• _EXERCISE REQUIREMENTS_: Return the first line, the line containing "pts.slice(1).map((p, i) =>", and every line between them, exactly as they stand.

• _AVAILABLE DATA_:
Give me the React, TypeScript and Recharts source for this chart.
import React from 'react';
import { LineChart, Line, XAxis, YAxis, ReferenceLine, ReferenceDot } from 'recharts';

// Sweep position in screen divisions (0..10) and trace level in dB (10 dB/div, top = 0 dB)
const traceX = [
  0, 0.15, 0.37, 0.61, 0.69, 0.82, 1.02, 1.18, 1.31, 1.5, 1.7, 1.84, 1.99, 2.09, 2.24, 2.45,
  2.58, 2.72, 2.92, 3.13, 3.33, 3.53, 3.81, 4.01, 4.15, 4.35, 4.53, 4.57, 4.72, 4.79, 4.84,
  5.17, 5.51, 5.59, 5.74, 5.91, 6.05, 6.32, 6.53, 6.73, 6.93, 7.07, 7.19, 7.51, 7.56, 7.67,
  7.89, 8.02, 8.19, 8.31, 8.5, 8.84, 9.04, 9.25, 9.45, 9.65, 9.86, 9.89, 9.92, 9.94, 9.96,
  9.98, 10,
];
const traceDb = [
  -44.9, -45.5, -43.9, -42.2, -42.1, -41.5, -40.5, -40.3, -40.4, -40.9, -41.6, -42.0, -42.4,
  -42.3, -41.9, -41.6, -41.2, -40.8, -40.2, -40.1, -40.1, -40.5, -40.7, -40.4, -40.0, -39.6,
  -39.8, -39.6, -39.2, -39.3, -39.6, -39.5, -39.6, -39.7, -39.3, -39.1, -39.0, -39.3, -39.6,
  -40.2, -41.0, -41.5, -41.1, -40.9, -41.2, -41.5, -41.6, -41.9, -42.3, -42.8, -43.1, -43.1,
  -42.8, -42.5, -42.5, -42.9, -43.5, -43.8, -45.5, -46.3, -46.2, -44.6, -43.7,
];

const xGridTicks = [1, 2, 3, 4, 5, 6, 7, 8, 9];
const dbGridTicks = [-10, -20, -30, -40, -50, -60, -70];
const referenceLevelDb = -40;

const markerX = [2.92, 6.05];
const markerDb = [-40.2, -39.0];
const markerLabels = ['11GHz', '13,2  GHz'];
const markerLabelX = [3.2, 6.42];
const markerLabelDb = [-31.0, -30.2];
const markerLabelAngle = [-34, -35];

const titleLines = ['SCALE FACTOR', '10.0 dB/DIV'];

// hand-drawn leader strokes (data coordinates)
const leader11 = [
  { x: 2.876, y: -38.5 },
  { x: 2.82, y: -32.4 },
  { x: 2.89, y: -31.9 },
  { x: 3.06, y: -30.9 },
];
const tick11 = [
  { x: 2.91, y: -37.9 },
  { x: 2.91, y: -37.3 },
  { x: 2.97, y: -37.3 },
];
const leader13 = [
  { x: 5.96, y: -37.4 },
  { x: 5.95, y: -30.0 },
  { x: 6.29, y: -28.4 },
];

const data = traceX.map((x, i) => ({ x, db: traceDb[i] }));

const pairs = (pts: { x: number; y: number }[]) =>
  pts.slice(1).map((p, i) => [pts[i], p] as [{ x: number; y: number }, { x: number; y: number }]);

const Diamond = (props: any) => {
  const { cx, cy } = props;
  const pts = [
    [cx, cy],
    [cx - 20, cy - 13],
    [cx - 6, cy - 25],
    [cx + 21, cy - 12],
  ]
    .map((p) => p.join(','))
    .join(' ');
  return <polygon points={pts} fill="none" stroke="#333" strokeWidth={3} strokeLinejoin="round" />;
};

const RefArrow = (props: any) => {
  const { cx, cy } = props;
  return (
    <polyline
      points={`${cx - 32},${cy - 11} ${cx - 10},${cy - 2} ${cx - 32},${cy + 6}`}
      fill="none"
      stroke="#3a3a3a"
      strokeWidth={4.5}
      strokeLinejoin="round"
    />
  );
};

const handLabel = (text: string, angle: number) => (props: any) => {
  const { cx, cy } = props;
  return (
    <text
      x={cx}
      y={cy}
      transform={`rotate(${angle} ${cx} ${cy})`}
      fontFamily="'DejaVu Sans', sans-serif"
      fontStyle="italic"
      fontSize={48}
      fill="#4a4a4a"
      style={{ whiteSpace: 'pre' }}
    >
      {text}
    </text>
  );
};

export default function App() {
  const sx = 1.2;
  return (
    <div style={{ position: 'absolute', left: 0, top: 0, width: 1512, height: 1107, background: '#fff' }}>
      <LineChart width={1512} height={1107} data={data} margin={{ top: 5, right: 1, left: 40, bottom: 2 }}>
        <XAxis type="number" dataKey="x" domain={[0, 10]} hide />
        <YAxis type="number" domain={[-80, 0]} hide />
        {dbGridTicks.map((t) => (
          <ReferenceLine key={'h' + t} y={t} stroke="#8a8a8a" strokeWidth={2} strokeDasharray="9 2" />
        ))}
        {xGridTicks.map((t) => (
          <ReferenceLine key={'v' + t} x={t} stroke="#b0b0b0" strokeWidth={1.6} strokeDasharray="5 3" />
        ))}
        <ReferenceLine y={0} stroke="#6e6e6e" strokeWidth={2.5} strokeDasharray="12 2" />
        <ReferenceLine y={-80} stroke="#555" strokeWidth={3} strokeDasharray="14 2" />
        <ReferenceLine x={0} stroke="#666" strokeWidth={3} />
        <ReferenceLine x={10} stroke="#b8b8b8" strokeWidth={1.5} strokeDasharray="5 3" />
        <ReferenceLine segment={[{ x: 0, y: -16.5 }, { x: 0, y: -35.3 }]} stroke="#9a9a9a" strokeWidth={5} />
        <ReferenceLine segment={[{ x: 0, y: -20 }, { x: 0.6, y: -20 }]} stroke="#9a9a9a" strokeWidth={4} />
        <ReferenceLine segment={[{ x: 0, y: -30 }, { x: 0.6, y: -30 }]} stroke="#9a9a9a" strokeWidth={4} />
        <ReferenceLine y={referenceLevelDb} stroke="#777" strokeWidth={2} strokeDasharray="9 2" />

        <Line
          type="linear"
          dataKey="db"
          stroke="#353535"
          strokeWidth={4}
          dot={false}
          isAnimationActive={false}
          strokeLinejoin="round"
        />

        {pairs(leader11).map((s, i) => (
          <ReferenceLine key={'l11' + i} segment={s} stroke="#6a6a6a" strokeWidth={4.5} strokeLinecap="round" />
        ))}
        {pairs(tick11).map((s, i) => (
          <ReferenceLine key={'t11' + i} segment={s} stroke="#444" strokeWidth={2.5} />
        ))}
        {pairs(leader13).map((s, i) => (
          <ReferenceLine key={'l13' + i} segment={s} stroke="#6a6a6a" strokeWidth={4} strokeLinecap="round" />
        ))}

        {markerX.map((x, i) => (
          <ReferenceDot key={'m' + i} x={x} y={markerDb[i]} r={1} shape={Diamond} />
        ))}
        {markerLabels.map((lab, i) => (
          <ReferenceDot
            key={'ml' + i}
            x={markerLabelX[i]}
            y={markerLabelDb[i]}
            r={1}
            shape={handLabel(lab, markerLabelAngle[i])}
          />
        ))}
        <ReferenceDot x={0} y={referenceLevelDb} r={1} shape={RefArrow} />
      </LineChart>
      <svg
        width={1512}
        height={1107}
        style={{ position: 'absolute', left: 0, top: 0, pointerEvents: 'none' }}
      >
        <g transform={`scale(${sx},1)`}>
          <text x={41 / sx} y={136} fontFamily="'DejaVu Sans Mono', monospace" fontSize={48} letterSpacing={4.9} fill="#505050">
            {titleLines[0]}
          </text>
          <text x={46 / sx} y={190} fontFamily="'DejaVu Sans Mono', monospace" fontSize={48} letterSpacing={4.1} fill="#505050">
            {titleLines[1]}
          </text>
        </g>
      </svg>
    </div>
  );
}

• _ANSWER_:
Give me the React, TypeScript and Recharts source for this chart.
import React from 'react';
import { LineChart, Line, XAxis, YAxis, ReferenceLine, ReferenceDot } from 'recharts';

// Sweep position in screen divisions (0..10) and trace level in dB (10 dB/div, top = 0 dB)
const traceX = [
  0, 0.15, 0.37, 0.61, 0.69, 0.82, 1.02, 1.18, 1.31, 1.5, 1.7, 1.84, 1.99, 2.09, 2.24, 2.45,
  2.58, 2.72, 2.92, 3.13, 3.33, 3.53, 3.81, 4.01, 4.15, 4.35, 4.53, 4.57, 4.72, 4.79, 4.84,
  5.17, 5.51, 5.59, 5.74, 5.91, 6.05, 6.32, 6.53, 6.73, 6.93, 7.07, 7.19, 7.51, 7.56, 7.67,
  7.89, 8.02, 8.19, 8.31, 8.5, 8.84, 9.04, 9.25, 9.45, 9.65, 9.86, 9.89, 9.92, 9.94, 9.96,
  9.98, 10,
];
const traceDb = [
  -44.9, -45.5, -43.9, -42.2, -42.1, -41.5, -40.5, -40.3, -40.4, -40.9, -41.6, -42.0, -42.4,
  -42.3, -41.9, -41.6, -41.2, -40.8, -40.2, -40.1, -40.1, -40.5, -40.7, -40.4, -40.0, -39.6,
  -39.8, -39.6, -39.2, -39.3, -39.6, -39.5, -39.6, -39.7, -39.3, -39.1, -39.0, -39.3, -39.6,
  -40.2, -41.0, -41.5, -41.1, -40.9, -41.2, -41.5, -41.6, -41.9, -42.3, -42.8, -43.1, -43.1,
  -42.8, -42.5, -42.5, -42.9, -43.5, -43.8, -45.5, -46.3, -46.2, -44.6, -43.7,
];

const xGridTicks = [1, 2, 3, 4, 5, 6, 7, 8, 9];
const dbGridTicks = [-10, -20, -30, -40, -50, -60, -70];
const referenceLevelDb = -40;

const markerX = [2.92, 6.05];
const markerDb = [-40.2, -39.0];
const markerLabels = ['11GHz', '13,2  GHz'];
const markerLabelX = [3.2, 6.42];
const markerLabelDb = [-31.0, -30.2];
const markerLabelAngle = [-34, -35];

const titleLines = ['SCALE FACTOR', '10.0 dB/DIV'];

// hand-drawn leader strokes (data coordinates)
const leader11 = [
  { x: 2.876, y: -38.5 },
  { x: 2.82, y: -32.4 },
  { x: 2.89, y: -31.9 },
  { x: 3.06, y: -30.9 },
];
const tick11 = [
  { x: 2.91, y: -37.9 },
  { x: 2.91, y: -37.3 },
  { x: 2.97, y: -37.3 },
];
const leader13 = [
  { x: 5.96, y: -37.4 },
  { x: 5.95, y: -30.0 },
  { x: 6.29, y: -28.4 },
];

const data = traceX.map((x, i) => ({ x, db: traceDb[i] }));

const pairs = (pts: { x: number; y: number }[]) =>
  pts.slice(1).map((p, i) => [pts[i], p] as [{ x: number; y: number }, { x: number; y: number }]);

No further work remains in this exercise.